During the five or so years in which FDR and Stalin at least pretended to be cooperating with each other, the American public was given to understand that the Soviets were our friends, and that we should look indulgently on those who dabbled in communist ideology. This accounts, perhaps, for some of the collective slumber which prevented the ordinary citizen from fully understanding the threat posed by the USSR.

Between 1924 and 1954, Stalin was responsible for millions of deaths. Scholars debate the total number of victims during Stalin’s murderous reign: The “Gulag” was a Soviet government agency overseeing prison camps; the forced resettlement of ‘kulaks’ (small farmers), the deportation of the Crimean Tartars, a manufactured famine in the Ukraine, the spurning of American help during the Russian famine of 1919 through 1923, and the Gulag each killed millions.

Yet, because President Roosevelt wanted to maintain the illusion that the USSR was a friend of the United States, Americans were taught not to ask uncomfortable questions about the international communist conspiracy and how its efforts had already planted numerous operatives inside the United States government. Agents inside the Stated Department, the Treasury Department, and other government offices were sending classified secret information to Moscow while influencing policymakers to form American decisions in the best interests of Stalin, not of American citizens.

Several events alerted ordinary Americans to the dangers of the international communist conspiracy and its espionage network inside the United States. First, FDR’s former vice president, Henry Wallace, ran for president as a candidate of the Progressive Party; while Wallace may have naively believed this to be a principled thirty party, it was in fact a puppet of the CPUSA and of Stalin.

Journalist Dwight Macdonald exposed high-profile Soviet agents who wormed their way into influential posts inside the United States government: Alger Hiss, who was sent to prison, and Judith Coplon, whose case contained legal irregularities which caused the court, after her numerous appeals, to conclude that she had in fact committed treason and espionage, but because evidence was gathered in inadmissible ways, no verdict of guilt would be issued, and she would not be sentenced.

These events functioned as an alarm, warning the American public to the hazards posed by international communism. As historian William F. Buckley writes:

Then, in 1948, poor Mr.
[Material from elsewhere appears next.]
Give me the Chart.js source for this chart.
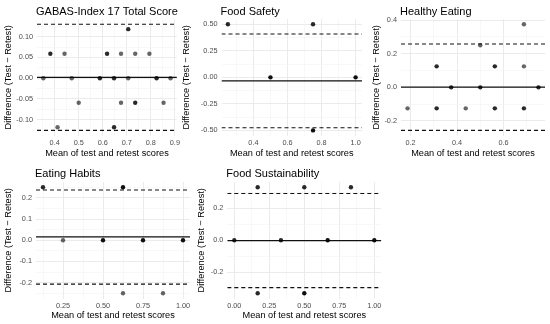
<!DOCTYPE html>
<html>
<head>
<meta charset="utf-8">
<script src="https://cdn.jsdelivr.net/npm/chart.js@4"></script>
<style>
  body { margin: 0; background: #fff; }
  #wrap { position: relative; width: 550px; height: 324px; overflow: hidden; }
  #wrap canvas { position: absolute; }
</style>
</head>
<body>
<div id="wrap"></div>
<script>
// GABAS-Index 17 Total Score
var totalMeans  = [0.353, 0.382, 0.441, 0.471, 0.500, 0.412, 0.588, 0.618, 0.647, 0.647, 0.676, 0.676, 0.706, 0.706, 0.735, 0.735, 0.794, 0.824, 0.853, 0.882];
var totalDiffs  = [0, 0.059, 0.059, 0, -0.059, -0.118, 0, 0.059, 0, -0.118, 0.059, -0.059, 0.118, 0, 0.059, -0.059, 0.059, 0, -0.059, 0];
var totalCounts = [1, 2, 1, 1, 1, 1, 2, 2, 2, 2, 1, 1, 2, 1, 1, 2, 1, 2, 1, 1];
var totalLimits = [0.002, 0.1297, -0.1256];   // bias, upper LoA, lower LoA
var totalXTicks = [0.4, 0.5, 0.6, 0.7, 0.8, 0.9];
var totalYTicks = [-0.10, -0.05, 0, 0.05, 0.10];

// Food Safety
var safetyMeans  = [0.25, 0.75, 0.50, 1.00, 0.75];
var safetyDiffs  = [0.5, 0.5, 0, 0, -0.5];
var safetyCounts = [2, 2, 3, 3, 3];
var safetyLimits = [-0.033, 0.4085, -0.4755];
var safetyXTicks = [0.4, 0.6, 0.8, 1.0];
var safetyYTicks = [-0.50, -0.25, 0, 0.25, 0.50];

// Healthy Eating
var healthyMeans  = [0.1875, 0.3125, 0.3125, 0.375, 0.4375, 0.5, 0.5, 0.5625, 0.5625, 0.6875, 0.6875, 0.6875, 0.75];
var healthyDiffs  = [-0.125, 0.125, -0.125, 0, -0.125, 0.25, 0, 0.125, -0.125, 0.375, 0.125, -0.125, 0];
var healthyCounts = [1, 2, 2, 2, 1, 1, 2, 2, 2, 1, 1, 2, 2];
var healthyLimits = [0.001, 0.258, -0.256];
var healthyXTicks = [0.2, 0.4, 0.6];
var healthyYTicks = [-0.2, 0, 0.2, 0.4];

// Eating Habits
var habitsMeans  = [0.125, 0.25, 0.5, 0.625, 0.625, 0.75, 0.875, 1.0];
var habitsDiffs  = [0.25, 0, 0, 0.25, -0.25, 0, -0.25, 0];
var habitsCounts = [2, 1, 3, 3, 1, 3, 1, 3];
var habitsLimits = [0.0156, 0.237, -0.207];
var habitsXTicks = [0.25, 0.50, 0.75, 1.00];
var habitsYTicks = [-0.2, -0.1, 0, 0.1, 0.2];

// Food Sustainability
var sustMeans  = [0.167, 0.5, 0.833, 0, 0.333, 0.667, 1.0, 0.167, 0.5];
var sustDiffs  = [0.333, 0.333, 0.333, 0, 0, 0, 0, -0.333, -0.333];
var sustCounts = [2, 2, 2, 2, 2, 3, 3, 2, 3];
var sustLimits = [-0.002, 0.294, -0.298];
var sustXTicks = [0, 0.25, 0.50, 0.75, 1.00];
var sustYTicks = [-0.2, 0, 0.2];

Chart.defaults.font.family = '"Liberation Sans", Arial, sans-serif';
Chart.defaults.animation = false;

var panelTitle = {
  id: 'panelTitle',
  afterDraw: function (chart, args, opts) {
    var ctx = chart.ctx;
    ctx.save();
    ctx.font = '11px "Liberation Sans", Arial, sans-serif';
    ctx.fillStyle = '#000';
    ctx.textBaseline = 'alphabetic';
    ctx.fillText(opts.text, chart.chartArea.left - 1, opts.baseline);
    ctx.restore();
  }
};

// ggplot-like range: data + reference lines, expanded 5% each side
function expand(vals) {
  var lo = Math.min.apply(null, vals), hi = Math.max.apply(null, vals);
  var pad = (hi - lo) * 0.05;
  return [lo - pad, hi + pad];
}

// major breaks plus minor breaks half-way between them
function withMinor(major, lo, hi) {
  var step = major[1] - major[0];
  var out = major.map(function (v) { return { value: v, minor: false }; });
  for (var i = -1; i < major.length; i++) {
    var m = major[0] + (i + 0.5) * step;
    if (m >= lo && m <= hi) out.push({ value: m, minor: true });
  }
  return out.sort(function (a, b) { return a.value - b.value; });
}

function axis(ticks, range, digits, title, fit) {
  return {
    type: 'linear',
    min: range[0],
    max: range[1],
    afterBuildTicks: function (s) { s.ticks = withMinor(ticks, range[0], range[1]); },
    afterFit: fit,
    border: { display: false },
    grid: {
      drawTicks: false,
      color: function (c) { return c.tick && c.tick.minor ? '#F3F3F3' : '#E9E9E9'; },
      lineWidth: function (c) { return c.tick && c.tick.minor ? 0.6 : 0.9; }
    },
    ticks: {
      autoSkip: false,
      maxRotation: 0,
      color: '#4D4D4D',
      font: { size: 7.3 },
      callback: function (v, i, all) { return all[i].minor ? '' : Number(v).toFixed(digits); }
    },
    title: { display: true, text: title, color: '#000', font: { size: 9.2 } }
  };
}

function panel(id, title, cell, area, yTitleX, means, diffs, counts, limits, xTicks, xDigits, yTicks, yDigits) {
  var cv = document.createElement('canvas');
  cv.id = id;
  cv.width = cell.w; cv.height = cell.h;
  cv.style.left = cell.left + 'px'; cv.style.top = cell.top + 'px';
  document.getElementById('wrap').appendChild(cv);

  var xr = expand(means);
  var yr = expand(diffs.concat(limits));
  var padLeft = yTitleX - cell.left - 5.5;

  var pts = means.map(function (m, i) { return { x: m, y: diffs[i] }; });
  var cols = counts.map(function (n) { return 'rgba(0,0,0,' + (1 - Math.pow(0.4, n)).toFixed(3) + ')'; });

  function hline(v, dash, color, w) {
    return {
      data: [{ x: xr[0], y: v }, { x: xr[1], y: v }],
      showLine: true, pointRadius: 0, borderColor: color, borderWidth: w,
      borderDash: dash, order: 1
    };
  }

  var xs = axis(xTicks, xr, xDigits, 'Mean of test and retest scores', function (s) { s.height = cell.h - area.b; });
  xs.ticks.padding = 3;
  xs.title.padding = { top: 0, bottom: 3.5 };
  var ys = axis(yTicks, yr, yDigits, 'Difference (Test \u2212 Retest)', function (s) { s.width = area.l - cell.left - padLeft; });
  ys.ticks.padding = 4;
  ys.title.padding = { top: 0, bottom: 0 };

  new Chart(cv, {
    type: 'scatter',
    data: {
      datasets: [
        { data: pts, pointRadius: 2.2, pointBorderWidth: 0, pointBackgroundColor: cols, order: 0 },
        hline(limits[0], [], '#111', 1.3),
        hline(limits[1], [4, 3], '#111', 1.1),
        hline(limits[2], [4, 3], '#111', 1.1)
      ]
    },
    options: {
      responsive: false,
      devicePixelRatio: 1,
      layout: { padding: { left: padLeft, right: cell.left + cell.w - area.r, top: area.t, bottom: 0 } },
      scales: { x: xs, y: ys },
      plugins: {
        legend: { display: false },
        tooltip: { enabled: false },
        panelTitle: { text: title, baseline: 14.5 }
      }
    },
    plugins: [panelTitle]
  });
}

panel('total', 'GABAS-Index 17 Total Score', { left: 0, top: 0, w: 183, h: 162 }, { l: 37, r: 180, t: 19, b: 135.7 }, 8,
  totalMeans, totalDiffs, totalCounts, totalLimits, totalXTicks, 1, totalYTicks, 2);
panel('safety', 'Food Safety', { left: 178, top: 0, w: 188, h: 162 }, { l: 221.5, r: 364, t: 19, b: 135.7 }, 186,
  safetyMeans, safetyDiffs, safetyCounts, safetyLimits, safetyXTicks, 1, safetyYTicks, 2);
panel('healthy', 'Healthy Eating', { left: 366, top: 0, w: 184, h: 162 }, { l: 401, r: 545, t: 19, b: 135.7 }, 376,
  healthyMeans, healthyDiffs, healthyCounts, healthyLimits, healthyXTicks, 1, healthyYTicks, 1);
panel('habits', 'Eating Habits', { left: 0, top: 162, w: 194, h: 162 }, { l: 36, r: 190.3, t: 20, b: 136.5 }, 8,
  habitsMeans, habitsDiffs, habitsCounts, habitsLimits, habitsXTicks, 2, habitsYTicks, 1);
panel('sust', 'Food Sustainability', { left: 194, top: 162, w: 206, h: 162 }, { l: 227.3, r: 381.3, t: 20, b: 136.5 }, 201,
  sustMeans, sustDiffs, sustCounts, sustLimits, sustXTicks, 2, sustYTicks, 1);
</script>
</body>
</html>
Henry Wallace permitted himself to be run for the Presidency of the United States by a group of pros who hugged the Communist Party line even as you and I, edging our way across the peak of the Matterhorn, would hug a defile. Simultaneously, Stalin was gobbling up satellites, stealing our secrets and showing at every opportunity, with which he was amply provided, his contempt for the bourgeois notion that the alliance could survive the war. The climate changed; the existence of an undercover international Communist apparatus was garishly revealed by a succession of informants who submitted to the rack - testimony to the FBI, appearances before Congressional committees, books, articles, personal appearances; and it became generally accepted that, in the words of Dwight Macdonald, in fact there were loose in our society little witches like Judith Coplon, and little wizards like Alger Hiss; and for a few years the community settled down to accepting the realities the enemy imposed.

So it was that, in the postwar years, the United States awoke to the Soviet menace, and understood the danger presented by international communist conspiracy. With great effort, the United States was able to prevent the widespread death and destruction which Stalin’s agents hoped to inflict on America. The United States won the Cold War, but only because it awoke to the clear and present danger posed by the USSR.